Ares I Takes Shape Even as Future Becomes More Uncertain

NASA and ATK test engineers at the US Army's Yuma Proving Ground prepare for the first test of all three Ares I main parachutes. Image Credit: U.S. Army Yuma Proving Grounds
NASA and ATK test engineers at the US Army's Yuma Proving Ground prepare for the first test of all three Ares I main parachutes. Image Credit: U.S. Army Yuma Proving Grounds

NASA’s Ares I Starting To Take Shape at Marshall
Aviation Week

Four years after NASA embraced Ares I as the next route to space for U.S. astronauts, the new crew launch vehicle is beginning to move from computer-aided-design workstations to the floors of various “fab labs” here that in some cases date back to the Saturn V program in the 1960s.
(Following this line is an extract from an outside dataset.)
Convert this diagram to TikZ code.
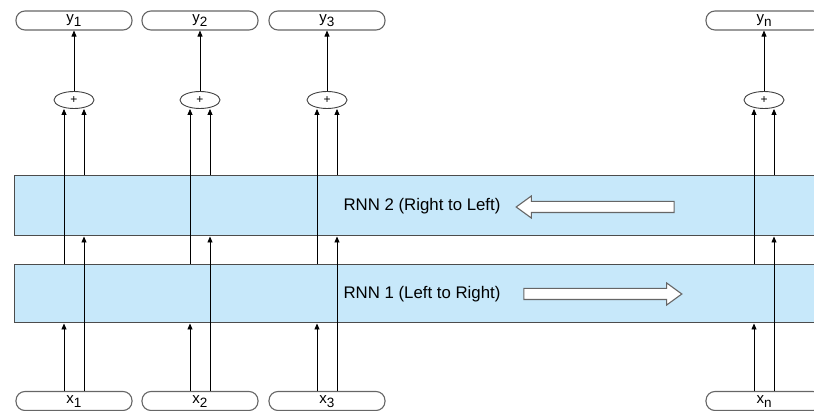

However, the Ares I’s destiny is very much up in the air as a panel headed by former Lockheed Martin CEO Norman Augustine pores over options for U.S. human spaceflight. The panel is pitting progress, and problems, here against human-rating the Delta IV heavy that already is flying cargo, and against a few other concepts that are still in the “paper-rocket” stage (see pp. 12, 45 and 46).

Augustine’s group is scheduled to report by the end of August, just about the time ATK conducts the first full-scale static test of the solid-fuel Ares I first stage – a single five-segment modification of the twin four-segment boosters that help lift the space shuttle off the pad. The White House plans to use the Augustine report to decide whether to continue developing the Ares I and the lunar-exploration architecture it supports, move to another rocket, or perhaps even give the space shuttle fleet a new lease on life beyond its planned retirement at the end of next year.

The decision, which may include changes in the Fiscal 2010 NASA budget request already being considered on Capitol Hill, will have more moving parts than a cryogenic rocket engine. President Barack Obama and his science advisers must weigh not only the technical merits of the various human-spaceflight vehicles on the table, but also the budgetary, domestic political and international-relations implications of their choices.